Every November I get excited about participating in National Novel Writing Month (NaNoWriMo). I like the sense of energy (and urgency) that it creates, whether you’re participating in community write-ins at your local library or sitting at your kitchen table furiously trying to make word count before midnight each day.
This year, I had a lot of good intentions for NaNo. I still hope to recoup some of the enthusiasm I felt on November 1st and turn that into drafting gold! But with the results of the election and stress at work, I have been feeling more like wallowing than writing. So I reached out to middle grade author (and veteran NaNo-er) R. M. Romero for some advice.
SP: Why do you participate in NaNo?
RMR: NaNoWriMo is great because it’s a time when all authors, whether they’re traditionally, indie, or self published, whether they’re working on original material or fanfiction, are working together in solidarity. We all have roughly the same goal! And I have to admit, I like watching the bar graph on the NaNo site go up. It keeps me on track.
SP: Do you have a strategy to make your word count?
RMR: I am a “pantser”, meaning that I discover the story as I write it, and working without an outline has its ups and downs. So, I do a lot of word sprints to keep me from getting completely stalled if I don’t know which direction to take my novel in. I challenge myself to keep writing, without pause, for a certain amount of time. That way, I don’t worry so much about the end result. I also use music to inspire me. 8tracks.com is a great place to find instrumental playlists and unusual new songs to help you along.
SP: Do you feel more stress at the beginning of the month or the end?
RMR: The beginning. The words usually come very easily once I build up momentum with a story, but until I am comfortable with my characters and invested in their fates, I can struggle to make my daily goal.
SP: Congratulations on signing with literary agent Jenny Bent of the Bent Agency this past summer! Now that you are an agented author with a book deal in the works, have you changed your approach to NaNo?

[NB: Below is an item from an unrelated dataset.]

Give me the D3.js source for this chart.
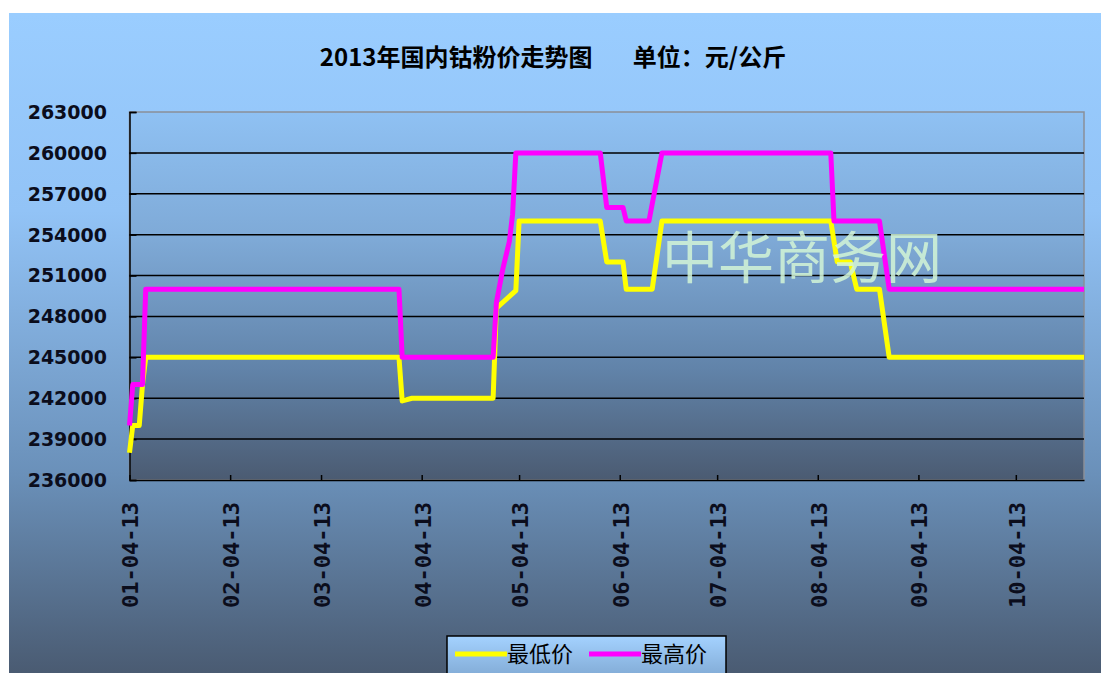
<!DOCTYPE html>
<html>
<head>
<meta charset="utf-8">
<script src="https://cdn.jsdelivr.net/npm/d3@7"></script>
<style>
  body { margin: 0; background: #fff; }
  svg { display: block; }
</style>
</head>
<body>
<div id="chart"></div>
<script>
// chart data
var titleText = "2013年国内钴粉价走势图\u3000\u00a0\u00a0\u00a0单位：元/公斤";
var seriesNames = ["最低价", "最高价"];
var watermark = "中华商务网";

var yTicks = [236000, 239000, 242000, 245000, 248000, 251000, 254000, 257000, 260000, 263000];
var xTicks = ["2013-01-04", "2013-02-04", "2013-03-04", "2013-04-04", "2013-05-04",
              "2013-06-04", "2013-07-04", "2013-08-04", "2013-09-04", "2013-10-04"];
var xDomain = ["2013-01-04", "2013-10-25"];

var lowDates = ["2013-01-04", "2013-01-05", "2013-01-07", "2013-01-08", "2013-01-09",
                "2013-03-28", "2013-03-29", "2013-04-01", "2013-04-26", "2013-04-27",
                "2013-05-03", "2013-05-04", "2013-05-29", "2013-05-31", "2013-06-05",
                "2013-06-06", "2013-06-14", "2013-06-17", "2013-08-08", "2013-08-10",
                "2013-08-14", "2013-08-16", "2013-08-23", "2013-08-26", "2013-10-25"];
var lowValues = [238000, 240000, 240000, 243000, 245000,
                 245000, 241800, 242000, 242000, 248600,
                 249900, 255000, 255000, 252000, 252000,
                 250000, 250000, 255000, 255000, 252000,
                 252000, 250000, 250000, 245000, 245000];

var highDates = ["2013-01-04", "2013-01-05", "2013-01-08", "2013-01-09", "2013-03-28",
                 "2013-03-29", "2013-04-26", "2013-04-27", "2013-04-29", "2013-05-01",
                 "2013-05-02", "2013-05-03", "2013-05-29", "2013-05-31", "2013-06-05",
                 "2013-06-06", "2013-06-13", "2013-06-17", "2013-08-08", "2013-08-09",
                 "2013-08-23", "2013-08-26", "2013-10-25"];
var highValues = [240000, 243000, 243000, 250000, 250000,
                  245000, 245000, 249000, 251500, 253500,
                  255500, 260000, 260000, 256000, 256000,
                  255000, 255000, 260000, 260000, 255000,
                  255000, 250000, 250000];

var colors = ["#ffff00", "#ff00ff"];

const W = 1105, H = 673;
const plot = { left: 129.5, right: 1084, top: 112, bottom: 480 };
const parse = d3.utcParse("%Y-%m-%d");

const svg = d3.select("#chart").append("svg")
    .attr("width", W)
    .attr("height", H);

const defs = svg.append("defs");

function gradient(id, stops) {
    var g = defs.append("linearGradient")
        .attr("id", id)
        .attr("x1", 0).attr("y1", 0).attr("x2", 0).attr("y2", 1);
    stops.forEach(function (s) {
        g.append("stop").attr("offset", s[0]).attr("stop-color", s[1]);
    });
}
gradient("bgGrad", [[0, "#9acdff"], [0.3, "#92c3f6"], [0.7, "#6a90b9"], [1, "#4a5b72"]]);
gradient("plotGrad", [[0, "#8fc1f3"], [0.35, "#7ea9d6"], [0.7, "#6183a9"], [1, "#4b5b72"]]);
gradient("legendGrad", [[0, "#a4d2ff"], [1, "#7aa2cc"]]);

// background of the whole chart
svg.append("rect")
    .attr("x", 9).attr("y", 13)
    .attr("width", 1092).attr("height", H - 13)
    .attr("fill", "url(#bgGrad)");

// scales
const x = d3.scaleUtc()
    .domain(xDomain.map(parse))
    .range([plot.left, plot.right]);

const y = d3.scaleLinear()
    .domain([yTicks[0], yTicks[yTicks.length - 1]])
    .range([plot.bottom, plot.top]);

// plot area
svg.append("rect")
    .attr("x", plot.left).attr("y", plot.top)
    .attr("width", plot.right - plot.left)
    .attr("height", plot.bottom - plot.top)
    .attr("fill", "url(#plotGrad)")
    .attr("stroke", "#8a8f98")
    .attr("stroke-width", 1.5);

// horizontal grid lines
svg.append("g")
    .selectAll("line")
    .data(yTicks.slice(1, -1))
    .enter().append("line")
    .attr("x1", plot.left).attr("x2", plot.right)
    .attr("y1", d => y(d)).attr("y2", d => y(d))
    .attr("stroke", "#000")
    .attr("stroke-width", 1.5);

// y axis
const yAxis = d3.axisRight(y)
    .tickValues(yTicks)
    .tickSize(7)
    .tickFormat("");
const yG = svg.append("g")
    .attr("transform", "translate(" + plot.left + ",0)")
    .call(yAxis);
yG.select(".domain").attr("stroke", "#000").attr("stroke-width", 1.5);
yG.selectAll(".tick line").attr("stroke", "#000").attr("stroke-width", 1.5);

svg.append("g")
    .selectAll("text")
    .data(yTicks)
    .enter().append("text")
    .attr("x", 107)
    .attr("y", d => y(d))
    .attr("dy", "0.36em")
    .attr("text-anchor", "end")
    .style("font-family", "'DejaVu Sans', sans-serif")
    .style("font-weight", "bold")
    .style("font-size", "19px")
    .style("fill", "#0b0d1c")
    .text(d => d);

// x axis
const xAxis = d3.axisTop(x)
    .tickValues(xTicks.map(parse))
    .tickSize(5)
    .tickSizeOuter(0)
    .tickFormat("");
const xG = svg.append("g")
    .attr("transform", "translate(0," + plot.bottom + ")")
    .call(xAxis);
xG.select(".domain").attr("stroke", "#000").attr("stroke-width", 1.5);
xG.selectAll(".tick line").attr("stroke", "#000").attr("stroke-width", 1.5);

const fmt = d3.utcFormat("%m-%d-%y");
svg.append("g")
    .selectAll("text")
    .data(xTicks.map(parse))
    .enter().append("text")
    .attr("transform", d => "translate(" + (x(d) + 1) + ",502) rotate(-90)")
    .attr("dy", "0.36em")
    .attr("text-anchor", "end")
    .style("font-family", "'DejaVu Sans Mono', monospace")
    .style("font-weight", "bold")
    .style("font-size", "22px")
    .style("fill", "#0b0d1c")
    .text(d => fmt(d));

// series lines
const line = d3.line()
    .x(d => x(d[0]))
    .y(d => y(d[1]));

const series = [
    d3.zip(lowDates.map(parse), lowValues),
    d3.zip(highDates.map(parse), highValues)
];

svg.append("g")
    .selectAll("path")
    .data(series)
    .enter().append("path")
    .attr("d", line)
    .attr("fill", "none")
    .attr("stroke", (d, i) => colors[i])
    .attr("stroke-width", 5)
    .attr("stroke-linejoin", "round");

// watermark
svg.append("text")
    .attr("x", 802)
    .attr("y", 278)
    .attr("text-anchor", "middle")
    .style("font-family", "'Noto Sans CJK SC', sans-serif")
    .style("font-size", "56px")
    .style("fill", "#d2f5d6")
    .style("fill-opacity", 0.85)
    .text(watermark);

// title
svg.append("text")
    .attr("x", 553)
    .attr("y", 66)
    .attr("text-anchor", "middle")
    .style("font-family", "'Noto Sans CJK SC', sans-serif")
    .style("font-weight", "bold")
    .style("font-size", "24px")
    .style("fill", "#000")
    .text(titleText);

// legend
const legend = svg.append("g");
legend.append("rect")
    .attr("x", 447).attr("y", 636)
    .attr("width", 279).attr("height", 50)
    .attr("fill", "url(#legendGrad)")
    .attr("stroke", "#000")
    .attr("stroke-width", 1.5);

const legendX = [455, 589];
seriesNames.forEach(function (name, i) {
    legend.append("line")
        .attr("x1", legendX[i]).attr("x2", legendX[i] + 52)
        .attr("y1", 654).attr("y2", 654)
        .attr("stroke", colors[i])
        .attr("stroke-width", 5);
    legend.append("text")
        .attr("x", legendX[i] + 52)
        .attr("y", 662)
        .style("font-family", "'Noto Sans CJK SC', sans-serif")
        .style("font-size", "22px")
        .style("fill", "#000")
        .text(name);
});
</script>
</body>
</html>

RMR: Since I am writing my second book under contract, I’m under more pressure this NaNoWriMo than I was when I was writing in the hope that someone would buy the book I was writing. My wonderful editor told me to take my time writing the second novel so that it can be the best possible book I can produce, but I don’t want to become George R.R. Martin with The Winds of Winter either. (Sorry, GRRM.) I’d like to have a coherent draft to show her by February at the latest, and that means I need something to revise by December!
SP: Can you tell us a little about the NaNo project you are working on this year?
RMR: My project is a Middle Grade book about a young girl who lives in Amsterdam during its Golden Age. Her uncle is the “Night Mayor”, the man who keeps order in the city after sundown. And what comes out after sundown? Faeries, goblins, and other fairy tale creatures of course! I’m having fun with it so far; I hope it turns into a book I can be proud of.
I read about Amsterdam’s Night Mayor on a Tumblr post of all things, although I took many creative liberties with the idea. For instance, the position was created in 2014 and not the 17th century, and it has nothing to do with supernatural creatures. (That we know of…)
SP: That sounds like it will be a lot of fun! Do you have any advice for writers attempting their first NaNo?
RMR: Your book will not be perfect on December 1st, and that’s okay! To paraphrase Sir Terry Pratchett, the first draft of any novel is you telling yourself the story. My first drafts are terrible. They’re skeletal things held together by the dreams and candy floss, and I wouldn’t show them to anyone–even if you paid me. But as I’m working, I remind myself that revision is the time to perfect what has already been written, to fill in plot holes, to jettison characters who just don’t work. You never know where your NaNo book will take you and even if it never gets you an agent or a book deal, you will still have been practicing your craft!
Thank you, R.M. Romero for those words of encouragement!
The Dollmaker of Krakow is slated to be published in Fall 2017 from Delacorte Press.